Blacksmithing Introduction I will introduce students to the fundamental techniques of blacksmithing, using hammer, anvil and heat to transform steel into decorative works of art. Over the course of one weekend, Blacksmiths Introduction I introduces students to fundamental forging techniques. Students learn how to use an anvil, to taper and bend and how to achieve a surface treatment, applying these skills to forge a decorative wall-mounted coat hook.
Making things in a forge is a physical process, in Blacksmith Introduction I students pair up and learn to strike for their partner blacksmith, a co-operative tradition which involves the blacksmith striking a larger hammer to a smaller hammer to amplify pressure.
Students have their own work area in the 130 year old blacksmithing bays of the Eveleigh Locomotive Workshops surrounded by large scale heritage machinery once used to manufacture trains.

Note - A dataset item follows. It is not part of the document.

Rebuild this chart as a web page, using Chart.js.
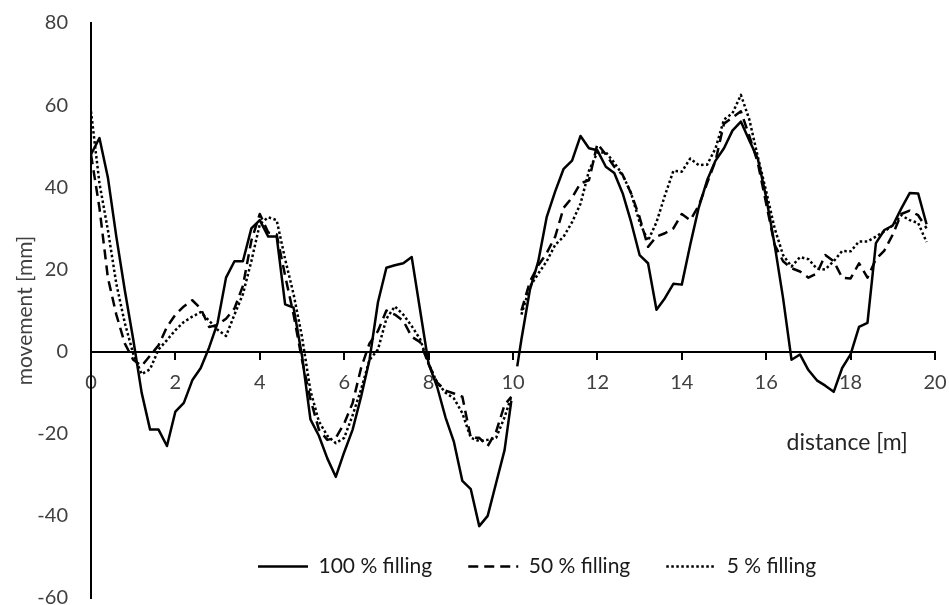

Our work stations are equipped with gas forges, anvil, tongs, hammers and other specialty blacksmithing tools. All safety equipment is included, however feel free to bring your own.
Blacksmithing Introduction I is a unique experience immersing students in industrial heritage, the physicality of making and the excitement of working with hot steel. There’s nothing quite like the feeling of making something with your own hands and sweat.
If weekends don’t work for you, Blacksmith Introduction II happens over 6 consecutive Tuesday nights.
Students will make
A forged coat hook
Students will learn
How to heat steel using a gas furnace
How to use an anvil
Hand forging techniques including: tapering, bending, riveting, fullering and finishing
How to work safely in a group environment with other blacksmiths
Striking and cooperative blacksmithing
The properties of steels and alloys
All safety gear including leather blacksmith aprons, eye, ear and hand protection (feel free to bring your own if you prefer)
Appropriate for beginners
This course is open to students of all skill levels and does not require any prior experience. Ages 15 and up.
What to bring
Bottle of water and snacks
What to wear
Clothing appropriate for a workshop – long pants and sleeves (preferably natural fibre), solid shoes/boots.